I am new to pytorch. I am trying to create a new activation layer, let’s call it topk, that would work as follows. It will take a vector x of size n as input (result of multiplying previous layer output by weight matrix and adding bias) and a positive integer k and would output a vector topk(x) of size n whose elements are
(topk(x))_i =x_i if x_i is one of the top k elements of x, 0 otherwise.

While calculating gradient of topk(x), top k elements of x should have gradient 1, everything else 0.

How should I implement this? Can you please provide some sample code?

Hi Standshik!

You can do this using torch.topk() and .scatter_():

>>> torch.__version__
'1.7.1'
>>> _ = torch.manual_seed (2021)
>>> x = torch.randperm (10).float()
>>> x.requires_grad = True
>>> x_topk_val_ind = torch.topk (x, 5)
>>> x_topk_val_ind
torch.return_types.topk(
values=tensor([9., 8., 7., 6., 5.], grad_fn=<TopkBackward>),
indices=tensor([8, 6, 3, 5, 1]))
>>> topk = torch.zeros_like (x).scatter_ (0, x_topk_val_ind[1], x_topk_val_ind[0])
>>> topk
tensor([0., 5., 0., 7., 0., 6., 8., 0., 9., 0.], grad_fn=<ScatterBackward0>)
>>> topk.sum().backward()
>>> x.grad
tensor([0., 1., 0., 1., 0., 1., 1., 0., 1., 0.])
>>> x
tensor([4., 5., 3., 7., 2., 6., 8., 0., 9., 1.], requires_grad=True)

Best.

K. Frank

Hi Frank,
Thank you so much.

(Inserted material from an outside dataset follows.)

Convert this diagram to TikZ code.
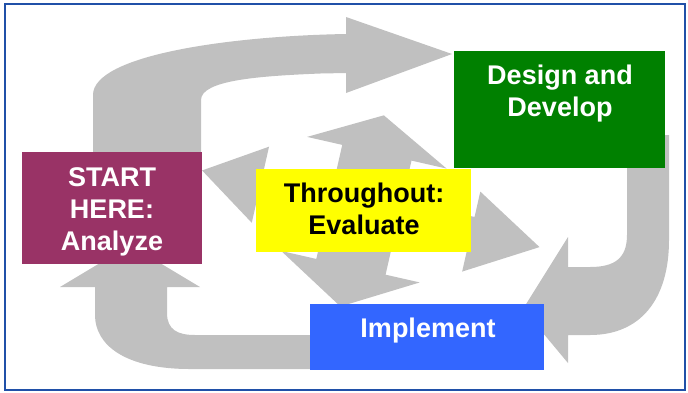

That was really helpful. My goal is use this as an activation in building a neural network. Suppose I define a simple network like the following where I use nn.ReLU() activation. How do I package the idea of topk together so that I can create ‘mypackage’, import it and use mypackage.topk(k) instead of nn.ReLU()?

class Net(nn.Module):
    def __init__(self, input_size, hidden_size, out_size):
        super(Net, self).__init__()                    
        self.fc1 = nn.Linear(input_size, hidden_size)                              
        self.fc2 = nn.Linear(hidden_size, out_size)
        self.relu = nn.ReLU()

    def forward(self, x):                          
        out = self.fc1(x)
        out = self.relu(out)
        out = self.fc2(out)
        return out

Hi Standshik!

If it were me, I wouldn’t bother packaging it – I would just define topk
as a function (rather than a class). You could define it (either as a
function or a class) in a separate package and import it (but how to
do that is a python question, rather than specific to pytorch).

No need to instantiate a self.relu() replacement – just define your
topk function and call it in forward():

    def forward(self, x):                          
        out = self.fc1(x)
        # out = self.relu(out)
        out = my_topk_function (out, my_value_for_k)
        out = self.fc2(out)
        return out

Best.

K. Frank